Less rush means less risk

Clinical Supplies is about delivering drugs to patients who participate in clinical trials.  They are part of the critical stage in the development of a new drug that comes after the basic research and before product launch.

This phase involves the manufacture and supply to clinical trials of small quantities of pills - placebos as well as experimental drugs with differing active strengths.  These supplies have an absolute need for 100% control in order to ensure their validity.  The single most important task for Clinical Supplies is to make sure the right patient gets the right pills at the right time.

Since October 2000, a WCI team has been working with Bayer's Clinical Supplies (CS) department in Leverkusen in Germany.  The number of clinical trials Bayer conducts is growing and its CS workload has been growing rapidly - up 300% in three years - as a result of the increased demand from authorities such as the US Food and Drug Administration (FDA) for more clinical studies.  This has stretched the ability of the CS department to consistently deliver a reliable service to its customers.

Clinical supplies is not simply a manufacturing and warehousing operation.  It is a highly complex environment in which there are strict regulatory requirements - different for each country - data which are specific to individual patients, and an overall lack of standardisation.

Most clinical trials involve between five and ten study centres in eight to ten countries.  In total, Leverkusen supplies study sites in twenty five countries from Mexico to the Baltic states.  Each product/pack needs to be labeled in the local language according to local regulations following local approval procedures.

The complexity of the manufacturing operation has also increased and the relatively small CS team (of fifty five people) has been governed by more than 400 Standard Operating Procedures - which operators have found increasingly difficult to follow.

As pressure on them builds up, the risk of making mistakes increases, compromising customer service and endangering compliance.

The WCI project began with an initial audit of the operation, followed by a detailed process analysis and the design of recommended solutions.  The final implementation phase is scheduled to finish in late 2001.

The process redesign has included making far greater use of existing CS expertise.  Currently, it's the physicians and statisticians of the clinical trials teams who define everything allied to the trial - from hiring the participating doctors to data collection and analysis.  Their remit has also included - as a low priority - pill manufacture, packaging design and country specific labelling.

This has often meant that information was passed to CS at a late stage of trial development and that in the Clinical Supplies field, each trial saw a reinvention of the wheel.  However, earlier sharing of know-how would result in a more operational trial set up which will benefit the clinical trials teams and Clinical Supplies.

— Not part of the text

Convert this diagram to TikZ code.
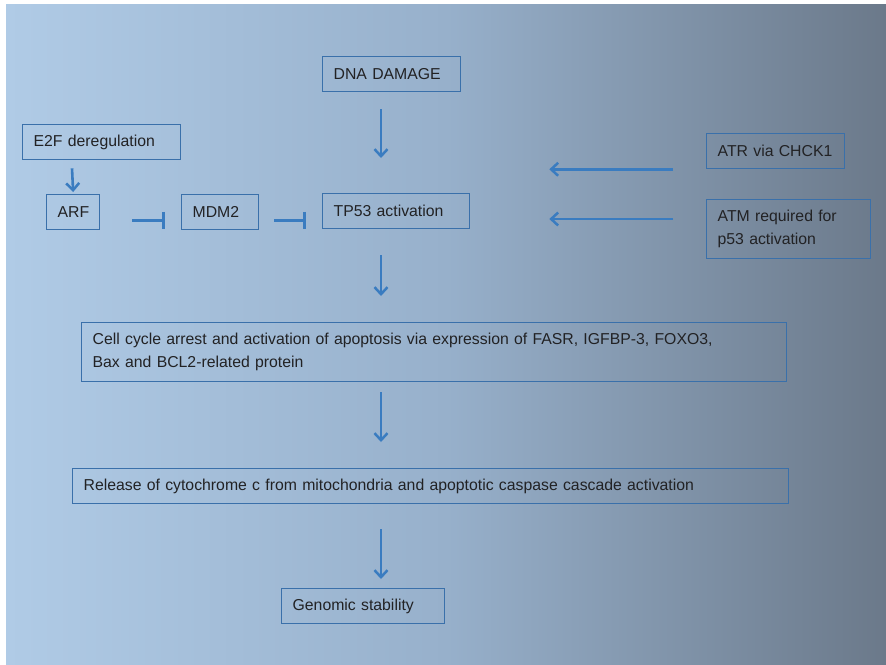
\documentclass[tikz,border=0pt]{standalone}
\usepackage{fontspec}
\setmainfont{Liberation Sans}
\usetikzlibrary{arrows.meta,calc}

\definecolor{bgleft}{RGB}{176,203,230}
\definecolor{bgmid}{RGB}{151,176,203}
\definecolor{bgright}{RGB}{107,121,138}
\definecolor{boxline}{RGB}{58,112,170}
\definecolor{arrowblue}{RGB}{58,124,192}
\definecolor{txt}{RGB}{34,34,36}

% the path's extent is mapped to the 25bp--75bp band of the shading
\pgfdeclarehorizontalshading{bgshade}{100bp}{%
  color(0bp)=(bgleft); color(25bp)=(bgleft); color(50bp)=(bgmid);
  color(75bp)=(bgright); color(100bp)=(bgright)}

\tikzset{
  box/.style={draw=boxline, line width=1.3pt, inner xsep=11pt, inner ysep=0pt,
    align=left, text=txt, font=\fontsize{15.8}{23.5}\selectfont, anchor=north west},
  arr/.style={draw=arrowblue, line width=2.6pt,
    -{Straight Barb[length=7pt,width=13pt,line width=2.5pt]}},
  inh/.style={draw=arrowblue, line width=2.6pt, -{Bar[width=17pt,line width=2.8pt]}},
}

\begin{document}
\begin{tikzpicture}[x=1pt,y=-1pt]
  \useasboundingbox (0,0) rectangle (886,664);
  \shade[shading=bgshade] (6,4) rectangle (886,664);

  % boxes: top-left corner, width, height
  \node[box, text width=116pt, minimum height=35pt] (dna) at (322,56) {DNA DAMAGE};
  \node[box, text width=136pt, minimum height=35pt] (e2f) at (22,124) {E2F deregulation};
  \node[box, text width=31pt,  minimum height=35pt] (arf) at (46,194) {ARF};
  \node[box, text width=55pt,  minimum height=35pt] (mdm2) at (181,194) {MDM2};
  \node[box, text width=125pt, minimum height=35pt] (tp53) at (322,193) {TP53 activation};
  \node[box, text width=116pt, minimum height=35pt] (atr) at (706,133) {ATR via CHCK1};
  \node[box, text width=142pt, minimum height=59pt] (atm) at (706,199) {ATM required for\\p53 activation};
  \node[box, text width=683pt, minimum height=59pt] (cell) at (81,322)
    {Cell cycle arrest and activation of apoptosis via expression of FASR, IGFBP-3, FOXO3,\\Bax and BCL2-related protein};
  \node[box, text width=694pt, minimum height=35pt] (rel) at (72,468)
    {Release of cytochrome c from mitochondria and apoptotic caspase cascade activation};
  \node[box, text width=141pt, minimum height=35pt] (gen) at (281,588) {Genomic stability};

  % activating arrows
  \draw[arr] ($(dna.south west)+(59,17)$) -- ($(tp53.north west)+(59,-35)$);
  \draw[arr] ($(e2f.south west)+(50,8)$) -- ($(arf.north)+(0,-2)$);
  \draw[arr] ($(atr.south west)+(-33,0)$) -- ($(tp53.south east |- atr.south)+(79,0)$);
  \draw[arr] ($(atm.north west)+(-33,20)$) -- ($(tp53.south east |- atm.north)+(79,20)$);
  \draw[arr] ($(tp53.south west)+(59,26)$) -- ($(tp53.south west |- cell.north)+(59,-26)$);
  \draw[arr] ($(cell.south west)+(300,10)$) -- ($(cell.south west |- rel.north)+(300,-26)$);
  \draw[arr] ($(rel.south west)+(309,25)$) -- ($(rel.south west |- gen.north)+(309,-9)$);

  % inhibitory connectors
  \draw[inh] ($(arf.south east)+(32,-10)$) -- ($(mdm2.south west)+(-16,-10)$);
  \draw[inh] ($(mdm2.south east)+(15,-10)$) -- ($(tp53.south west)+(-16,-9)$);
\end{tikzpicture}
\end{document}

Standardisation is possible, even in such an exacting field, because the pills supplied will be the same whether the trial is in Lisbon or Warsaw.  Everything can be produced and packaged in advance and warehoused until the order comes.  Only at that late stage is it necessary to add the labels which customise the packs for specific physicians in specific study centres.  Less rush means less risk.  For Clinical Supplies there is an increased compliance due to better capacity planning and new operator-friendly documentation.  And, for the clinical trial teams, process standardisation has reduced to a minimum the effort required in setting up the trial supplies.